> What you have to do:
Every line of the data that contains the string "this" must be copied.
___ Supplied records ___
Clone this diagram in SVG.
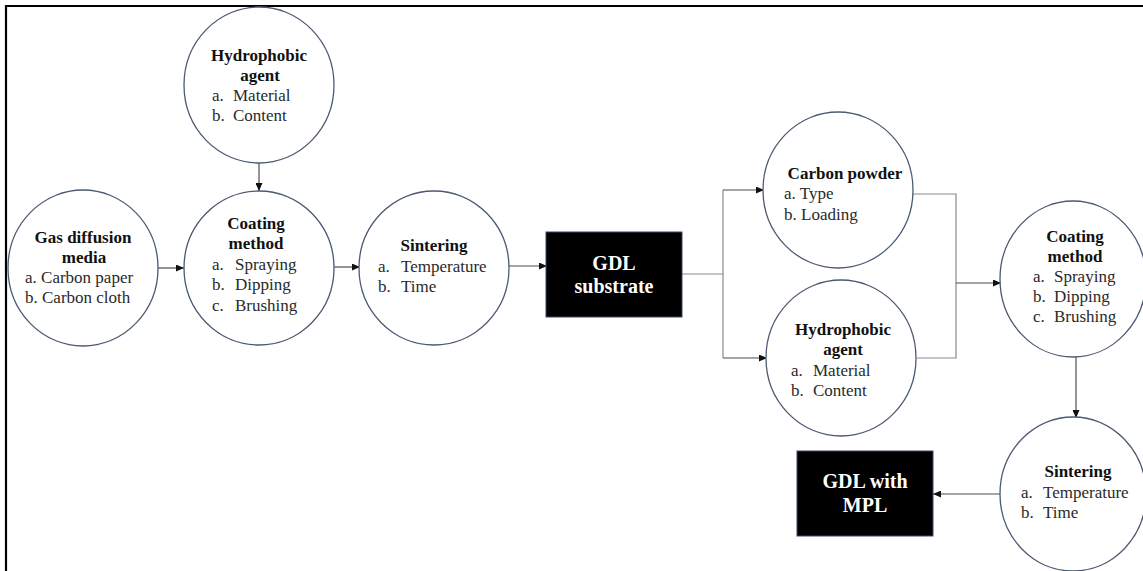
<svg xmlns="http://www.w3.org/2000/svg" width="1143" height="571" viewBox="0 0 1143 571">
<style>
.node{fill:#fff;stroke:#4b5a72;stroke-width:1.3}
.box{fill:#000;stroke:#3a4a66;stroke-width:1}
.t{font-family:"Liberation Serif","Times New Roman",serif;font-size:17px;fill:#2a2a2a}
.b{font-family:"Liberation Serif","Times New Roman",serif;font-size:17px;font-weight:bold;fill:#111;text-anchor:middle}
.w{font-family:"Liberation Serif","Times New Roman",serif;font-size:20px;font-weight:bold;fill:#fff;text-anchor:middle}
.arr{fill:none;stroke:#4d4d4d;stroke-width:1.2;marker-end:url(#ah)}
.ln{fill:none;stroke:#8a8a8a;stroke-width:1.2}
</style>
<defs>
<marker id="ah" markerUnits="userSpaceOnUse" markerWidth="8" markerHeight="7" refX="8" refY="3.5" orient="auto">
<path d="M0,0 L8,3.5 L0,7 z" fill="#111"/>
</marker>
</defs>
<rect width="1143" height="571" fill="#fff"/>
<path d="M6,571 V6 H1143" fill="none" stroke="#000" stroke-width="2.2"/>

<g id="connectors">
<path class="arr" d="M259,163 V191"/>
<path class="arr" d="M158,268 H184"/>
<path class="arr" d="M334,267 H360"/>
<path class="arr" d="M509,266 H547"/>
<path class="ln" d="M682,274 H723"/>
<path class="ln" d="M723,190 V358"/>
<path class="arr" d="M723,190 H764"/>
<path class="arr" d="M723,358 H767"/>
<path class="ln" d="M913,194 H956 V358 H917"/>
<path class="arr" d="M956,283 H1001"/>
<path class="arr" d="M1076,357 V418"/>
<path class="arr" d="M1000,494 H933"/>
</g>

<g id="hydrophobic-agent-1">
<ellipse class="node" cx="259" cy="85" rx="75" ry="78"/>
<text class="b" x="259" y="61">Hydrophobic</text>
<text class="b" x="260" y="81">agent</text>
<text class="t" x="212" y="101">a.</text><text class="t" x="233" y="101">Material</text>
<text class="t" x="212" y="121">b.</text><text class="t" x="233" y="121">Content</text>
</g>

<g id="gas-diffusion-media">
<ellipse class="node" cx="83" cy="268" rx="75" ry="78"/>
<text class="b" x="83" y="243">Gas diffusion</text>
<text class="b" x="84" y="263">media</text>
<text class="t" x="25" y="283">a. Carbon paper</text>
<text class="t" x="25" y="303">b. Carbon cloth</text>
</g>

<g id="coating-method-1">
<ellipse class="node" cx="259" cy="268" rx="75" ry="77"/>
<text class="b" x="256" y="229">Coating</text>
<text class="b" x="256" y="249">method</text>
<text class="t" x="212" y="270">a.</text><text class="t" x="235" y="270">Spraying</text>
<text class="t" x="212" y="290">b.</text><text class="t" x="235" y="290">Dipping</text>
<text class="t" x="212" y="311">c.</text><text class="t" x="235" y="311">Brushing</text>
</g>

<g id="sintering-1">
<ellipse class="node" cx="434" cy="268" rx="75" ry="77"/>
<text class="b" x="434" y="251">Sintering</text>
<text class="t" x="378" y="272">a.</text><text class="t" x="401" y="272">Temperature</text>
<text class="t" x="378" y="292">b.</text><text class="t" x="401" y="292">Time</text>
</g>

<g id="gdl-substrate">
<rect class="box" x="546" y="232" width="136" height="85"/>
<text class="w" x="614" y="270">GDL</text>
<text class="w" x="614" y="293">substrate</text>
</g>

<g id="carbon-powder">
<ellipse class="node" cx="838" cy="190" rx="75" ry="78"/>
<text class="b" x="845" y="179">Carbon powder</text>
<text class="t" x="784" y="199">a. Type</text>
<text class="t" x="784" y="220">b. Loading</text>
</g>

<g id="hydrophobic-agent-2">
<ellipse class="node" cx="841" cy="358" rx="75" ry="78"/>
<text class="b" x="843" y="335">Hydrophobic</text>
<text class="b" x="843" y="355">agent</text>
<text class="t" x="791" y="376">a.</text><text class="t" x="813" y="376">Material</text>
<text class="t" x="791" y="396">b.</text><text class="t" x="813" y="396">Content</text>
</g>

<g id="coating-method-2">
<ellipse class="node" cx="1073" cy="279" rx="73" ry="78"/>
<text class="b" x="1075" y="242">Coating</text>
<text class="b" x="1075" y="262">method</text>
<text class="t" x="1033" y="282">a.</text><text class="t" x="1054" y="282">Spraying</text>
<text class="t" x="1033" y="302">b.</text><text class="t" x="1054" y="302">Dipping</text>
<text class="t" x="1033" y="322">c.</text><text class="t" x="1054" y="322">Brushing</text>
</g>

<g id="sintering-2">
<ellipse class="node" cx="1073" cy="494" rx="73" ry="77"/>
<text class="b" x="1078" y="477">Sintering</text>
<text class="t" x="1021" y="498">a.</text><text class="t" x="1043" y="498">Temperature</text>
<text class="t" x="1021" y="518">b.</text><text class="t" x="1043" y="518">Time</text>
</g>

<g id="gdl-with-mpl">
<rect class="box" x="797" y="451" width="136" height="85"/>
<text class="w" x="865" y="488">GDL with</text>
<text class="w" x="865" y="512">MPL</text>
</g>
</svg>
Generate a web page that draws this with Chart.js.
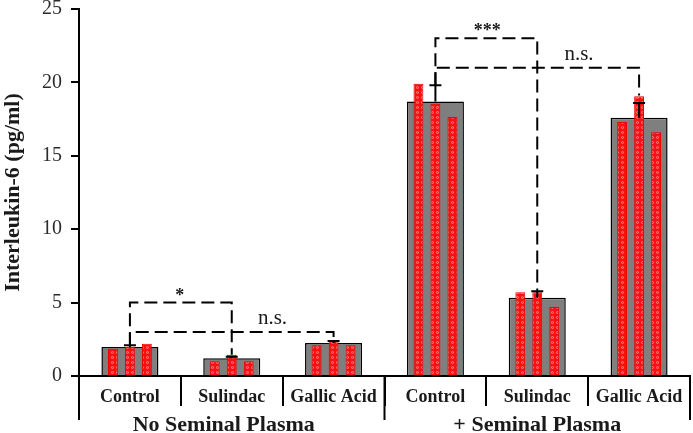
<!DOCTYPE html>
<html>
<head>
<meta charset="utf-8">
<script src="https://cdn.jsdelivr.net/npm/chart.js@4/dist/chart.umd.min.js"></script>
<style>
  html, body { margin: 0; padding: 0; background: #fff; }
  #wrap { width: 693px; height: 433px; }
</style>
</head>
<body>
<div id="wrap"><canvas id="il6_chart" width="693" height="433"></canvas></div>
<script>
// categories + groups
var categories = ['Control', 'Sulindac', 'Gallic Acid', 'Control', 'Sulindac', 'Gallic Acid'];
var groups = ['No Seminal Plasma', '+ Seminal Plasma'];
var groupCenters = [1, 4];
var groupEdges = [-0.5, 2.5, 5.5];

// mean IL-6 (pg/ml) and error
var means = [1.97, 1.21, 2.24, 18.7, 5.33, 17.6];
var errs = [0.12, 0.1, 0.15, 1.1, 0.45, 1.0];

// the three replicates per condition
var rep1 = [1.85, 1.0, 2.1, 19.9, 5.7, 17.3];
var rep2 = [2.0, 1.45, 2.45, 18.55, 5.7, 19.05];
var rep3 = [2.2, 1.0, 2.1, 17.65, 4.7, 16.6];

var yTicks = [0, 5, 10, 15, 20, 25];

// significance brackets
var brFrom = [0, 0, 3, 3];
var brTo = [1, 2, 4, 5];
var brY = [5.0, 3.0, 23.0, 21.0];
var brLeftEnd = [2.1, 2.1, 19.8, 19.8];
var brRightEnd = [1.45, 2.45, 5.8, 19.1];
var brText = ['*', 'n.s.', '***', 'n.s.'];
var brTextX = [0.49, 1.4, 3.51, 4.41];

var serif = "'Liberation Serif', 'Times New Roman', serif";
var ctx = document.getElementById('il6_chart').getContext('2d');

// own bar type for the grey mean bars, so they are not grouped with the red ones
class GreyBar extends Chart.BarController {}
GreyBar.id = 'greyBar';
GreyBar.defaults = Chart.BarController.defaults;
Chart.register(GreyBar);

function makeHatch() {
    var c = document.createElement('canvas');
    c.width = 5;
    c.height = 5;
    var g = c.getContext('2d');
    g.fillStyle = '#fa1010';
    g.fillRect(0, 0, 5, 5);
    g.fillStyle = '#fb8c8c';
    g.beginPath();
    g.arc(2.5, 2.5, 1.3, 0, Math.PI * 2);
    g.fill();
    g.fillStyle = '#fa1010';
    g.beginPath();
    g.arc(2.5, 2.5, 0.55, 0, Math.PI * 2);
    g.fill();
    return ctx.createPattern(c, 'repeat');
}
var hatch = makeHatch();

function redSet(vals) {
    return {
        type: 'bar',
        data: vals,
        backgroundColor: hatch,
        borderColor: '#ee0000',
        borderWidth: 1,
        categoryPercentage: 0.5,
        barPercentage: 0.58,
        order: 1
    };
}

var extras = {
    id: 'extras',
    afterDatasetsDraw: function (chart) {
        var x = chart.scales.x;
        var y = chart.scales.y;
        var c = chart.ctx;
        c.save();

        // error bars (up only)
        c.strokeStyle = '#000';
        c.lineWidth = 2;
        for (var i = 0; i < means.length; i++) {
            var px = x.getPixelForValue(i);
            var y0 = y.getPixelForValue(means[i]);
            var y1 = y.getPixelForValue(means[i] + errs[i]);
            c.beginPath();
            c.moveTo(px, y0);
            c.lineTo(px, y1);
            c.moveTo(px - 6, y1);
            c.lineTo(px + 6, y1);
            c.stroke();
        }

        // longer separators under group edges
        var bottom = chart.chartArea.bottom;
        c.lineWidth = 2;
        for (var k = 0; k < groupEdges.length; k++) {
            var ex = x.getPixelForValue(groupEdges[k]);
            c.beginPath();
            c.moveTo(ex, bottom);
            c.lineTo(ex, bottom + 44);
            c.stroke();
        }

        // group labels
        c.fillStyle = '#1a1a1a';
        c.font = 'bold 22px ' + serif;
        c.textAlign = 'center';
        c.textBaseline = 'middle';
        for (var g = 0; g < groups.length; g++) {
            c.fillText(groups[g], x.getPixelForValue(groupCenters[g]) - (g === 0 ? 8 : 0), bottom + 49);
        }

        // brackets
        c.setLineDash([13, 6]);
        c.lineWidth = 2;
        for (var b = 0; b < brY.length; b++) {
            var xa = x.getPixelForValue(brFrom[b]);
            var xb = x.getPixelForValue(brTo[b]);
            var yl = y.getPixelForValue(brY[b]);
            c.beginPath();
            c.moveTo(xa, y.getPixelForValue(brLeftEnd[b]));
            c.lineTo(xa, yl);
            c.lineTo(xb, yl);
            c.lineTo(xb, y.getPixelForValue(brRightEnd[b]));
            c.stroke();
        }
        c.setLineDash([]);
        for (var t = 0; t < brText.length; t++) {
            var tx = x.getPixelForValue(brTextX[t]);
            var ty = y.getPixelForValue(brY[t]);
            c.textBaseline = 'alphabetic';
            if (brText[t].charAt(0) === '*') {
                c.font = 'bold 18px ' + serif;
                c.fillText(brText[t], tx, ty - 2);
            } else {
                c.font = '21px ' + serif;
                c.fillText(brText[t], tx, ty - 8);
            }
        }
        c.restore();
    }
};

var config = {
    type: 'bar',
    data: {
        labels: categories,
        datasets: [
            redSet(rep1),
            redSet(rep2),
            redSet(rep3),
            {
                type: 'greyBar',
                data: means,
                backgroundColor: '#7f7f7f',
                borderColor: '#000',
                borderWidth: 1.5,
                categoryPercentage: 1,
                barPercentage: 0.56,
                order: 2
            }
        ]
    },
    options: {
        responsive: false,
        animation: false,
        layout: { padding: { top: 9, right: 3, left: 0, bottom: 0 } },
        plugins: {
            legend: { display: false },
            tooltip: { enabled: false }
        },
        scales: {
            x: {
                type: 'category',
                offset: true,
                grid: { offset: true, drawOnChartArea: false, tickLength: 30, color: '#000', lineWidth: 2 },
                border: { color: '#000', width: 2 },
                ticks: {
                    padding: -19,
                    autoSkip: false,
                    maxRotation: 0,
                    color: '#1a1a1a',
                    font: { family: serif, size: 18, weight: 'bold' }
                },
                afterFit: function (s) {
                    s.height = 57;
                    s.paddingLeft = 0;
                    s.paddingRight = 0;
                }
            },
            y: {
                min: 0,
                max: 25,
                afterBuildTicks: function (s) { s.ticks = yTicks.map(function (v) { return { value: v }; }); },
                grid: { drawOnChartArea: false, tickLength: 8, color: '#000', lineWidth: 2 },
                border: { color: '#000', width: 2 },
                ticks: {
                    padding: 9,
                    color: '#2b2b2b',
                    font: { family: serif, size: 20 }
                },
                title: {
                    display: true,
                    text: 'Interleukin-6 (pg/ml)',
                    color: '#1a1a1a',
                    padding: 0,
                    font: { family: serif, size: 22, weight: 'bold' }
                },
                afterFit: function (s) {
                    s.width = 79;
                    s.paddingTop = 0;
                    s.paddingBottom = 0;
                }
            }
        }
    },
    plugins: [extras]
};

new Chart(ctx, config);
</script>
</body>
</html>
___
___ Supplied records ___
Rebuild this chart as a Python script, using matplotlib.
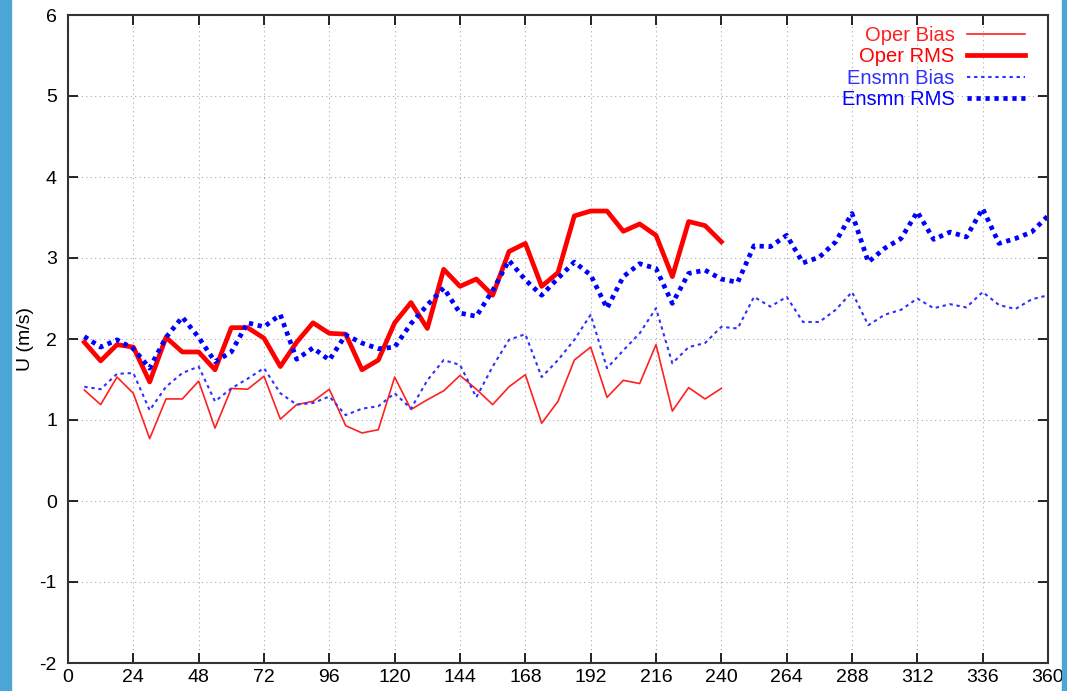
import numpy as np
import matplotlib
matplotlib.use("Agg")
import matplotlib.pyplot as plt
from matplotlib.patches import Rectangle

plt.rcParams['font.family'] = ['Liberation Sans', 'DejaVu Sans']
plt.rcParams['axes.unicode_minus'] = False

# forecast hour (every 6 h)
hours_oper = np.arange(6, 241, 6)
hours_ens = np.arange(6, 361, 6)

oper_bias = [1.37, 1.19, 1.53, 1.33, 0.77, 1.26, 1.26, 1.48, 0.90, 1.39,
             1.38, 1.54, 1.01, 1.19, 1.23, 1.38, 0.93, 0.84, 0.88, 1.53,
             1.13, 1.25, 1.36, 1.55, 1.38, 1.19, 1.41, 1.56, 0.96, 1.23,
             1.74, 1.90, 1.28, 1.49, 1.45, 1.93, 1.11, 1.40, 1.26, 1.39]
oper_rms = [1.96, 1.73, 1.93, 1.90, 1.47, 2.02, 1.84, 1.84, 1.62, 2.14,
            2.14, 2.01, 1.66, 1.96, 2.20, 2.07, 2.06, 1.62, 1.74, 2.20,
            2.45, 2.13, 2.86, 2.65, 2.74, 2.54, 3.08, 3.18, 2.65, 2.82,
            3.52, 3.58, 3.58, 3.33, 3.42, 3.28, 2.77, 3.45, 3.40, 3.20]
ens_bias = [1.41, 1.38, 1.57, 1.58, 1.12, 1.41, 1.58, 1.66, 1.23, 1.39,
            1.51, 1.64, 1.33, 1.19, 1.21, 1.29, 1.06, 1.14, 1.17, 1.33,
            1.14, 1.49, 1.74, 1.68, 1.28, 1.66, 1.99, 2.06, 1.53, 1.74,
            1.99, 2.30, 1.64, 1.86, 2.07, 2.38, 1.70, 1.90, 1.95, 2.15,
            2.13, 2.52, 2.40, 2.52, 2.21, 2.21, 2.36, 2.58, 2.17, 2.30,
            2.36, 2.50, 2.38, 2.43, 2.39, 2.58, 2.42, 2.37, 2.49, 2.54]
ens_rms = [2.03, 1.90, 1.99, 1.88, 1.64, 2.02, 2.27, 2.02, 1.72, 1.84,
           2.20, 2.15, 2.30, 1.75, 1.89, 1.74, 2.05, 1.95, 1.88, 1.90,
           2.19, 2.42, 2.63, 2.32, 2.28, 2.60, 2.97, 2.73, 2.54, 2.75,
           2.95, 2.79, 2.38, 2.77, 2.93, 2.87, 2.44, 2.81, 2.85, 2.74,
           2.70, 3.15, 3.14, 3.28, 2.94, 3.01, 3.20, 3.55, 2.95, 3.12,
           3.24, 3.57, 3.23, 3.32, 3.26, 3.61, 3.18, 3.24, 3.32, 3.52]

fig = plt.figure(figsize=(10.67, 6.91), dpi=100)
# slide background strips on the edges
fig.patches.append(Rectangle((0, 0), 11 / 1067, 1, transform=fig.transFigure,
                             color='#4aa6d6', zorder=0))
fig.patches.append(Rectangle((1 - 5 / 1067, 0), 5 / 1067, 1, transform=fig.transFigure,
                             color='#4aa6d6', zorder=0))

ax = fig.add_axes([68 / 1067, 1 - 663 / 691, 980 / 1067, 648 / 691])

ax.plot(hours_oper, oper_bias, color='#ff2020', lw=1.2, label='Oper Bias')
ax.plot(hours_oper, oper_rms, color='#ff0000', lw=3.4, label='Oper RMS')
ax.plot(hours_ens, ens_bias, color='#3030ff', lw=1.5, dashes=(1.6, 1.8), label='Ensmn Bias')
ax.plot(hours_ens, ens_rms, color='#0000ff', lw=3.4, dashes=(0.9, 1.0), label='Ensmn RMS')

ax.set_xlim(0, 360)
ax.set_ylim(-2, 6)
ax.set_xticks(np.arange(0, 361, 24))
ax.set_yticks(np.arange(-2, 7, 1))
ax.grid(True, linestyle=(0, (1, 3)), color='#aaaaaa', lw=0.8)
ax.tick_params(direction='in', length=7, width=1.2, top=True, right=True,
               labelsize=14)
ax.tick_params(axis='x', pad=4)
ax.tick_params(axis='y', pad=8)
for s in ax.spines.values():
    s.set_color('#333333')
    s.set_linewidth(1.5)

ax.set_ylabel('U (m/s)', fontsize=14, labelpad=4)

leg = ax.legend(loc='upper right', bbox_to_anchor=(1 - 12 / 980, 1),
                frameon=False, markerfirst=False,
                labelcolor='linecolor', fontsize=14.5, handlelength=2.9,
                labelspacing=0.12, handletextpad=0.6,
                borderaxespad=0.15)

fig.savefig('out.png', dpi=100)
___
> Reply:
Clone this diagram in SVG.
Generate a web page that draws this with Chart.js.
Rebuild this chart as a Python script, using matplotlib.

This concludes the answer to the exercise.